- **Source material**:

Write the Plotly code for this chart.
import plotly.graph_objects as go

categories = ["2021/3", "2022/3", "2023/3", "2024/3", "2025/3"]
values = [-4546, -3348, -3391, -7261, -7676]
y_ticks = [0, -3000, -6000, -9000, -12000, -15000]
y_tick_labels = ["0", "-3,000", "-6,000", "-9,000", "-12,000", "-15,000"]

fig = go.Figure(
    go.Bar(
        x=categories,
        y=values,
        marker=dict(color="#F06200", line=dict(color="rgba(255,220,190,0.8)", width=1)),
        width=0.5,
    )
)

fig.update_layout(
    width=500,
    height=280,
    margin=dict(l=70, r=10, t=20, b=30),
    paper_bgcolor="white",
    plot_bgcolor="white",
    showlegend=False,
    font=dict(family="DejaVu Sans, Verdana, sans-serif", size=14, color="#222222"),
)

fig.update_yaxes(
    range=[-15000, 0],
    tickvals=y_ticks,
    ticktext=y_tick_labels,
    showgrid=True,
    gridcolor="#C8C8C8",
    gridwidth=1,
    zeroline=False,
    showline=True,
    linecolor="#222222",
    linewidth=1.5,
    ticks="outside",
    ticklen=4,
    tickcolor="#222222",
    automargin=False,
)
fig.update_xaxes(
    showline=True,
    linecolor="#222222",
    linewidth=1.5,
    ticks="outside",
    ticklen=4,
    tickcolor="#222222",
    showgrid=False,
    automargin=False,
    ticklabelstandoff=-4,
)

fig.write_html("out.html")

- **Goal**: Extract the complete listing verbatim.

- **Written answer**:
Write the Plotly code for this chart.
import plotly.graph_objects as go

categories = ["2021/3", "2022/3", "2023/3", "2024/3", "2025/3"]
values = [-4546, -3348, -3391, -7261, -7676]
y_ticks = [0, -3000, -6000, -9000, -12000, -15000]
y_tick_labels = ["0", "-3,000", "-6,000", "-9,000", "-12,000", "-15,000"]

fig = go.Figure(
    go.Bar(
        x=categories,
        y=values,
        marker=dict(color="#F06200", line=dict(color="rgba(255,220,190,0.8)", width=1)),
        width=0.5,
    )
)

fig.update_layout(
    width=500,
    height=280,
    margin=dict(l=70, r=10, t=20, b=30),
    paper_bgcolor="white",
    plot_bgcolor="white",
    showlegend=False,
    font=dict(family="DejaVu Sans, Verdana, sans-serif", size=14, color="#222222"),
)

fig.update_yaxes(
    range=[-15000, 0],
    tickvals=y_ticks,
    ticktext=y_tick_labels,
    showgrid=True,
    gridcolor="#C8C8C8",
    gridwidth=1,
    zeroline=False,
    showline=True,
    linecolor="#222222",
    linewidth=1.5,
    ticks="outside",
    ticklen=4,
    tickcolor="#222222",
    automargin=False,
)
fig.update_xaxes(
    showline=True,
    linecolor="#222222",
    linewidth=1.5,
    ticks="outside",
    ticklen=4,
    tickcolor="#222222",
    showgrid=False,
    automargin=False,
    ticklabelstandoff=-4,
)

fig.write_html("out.html")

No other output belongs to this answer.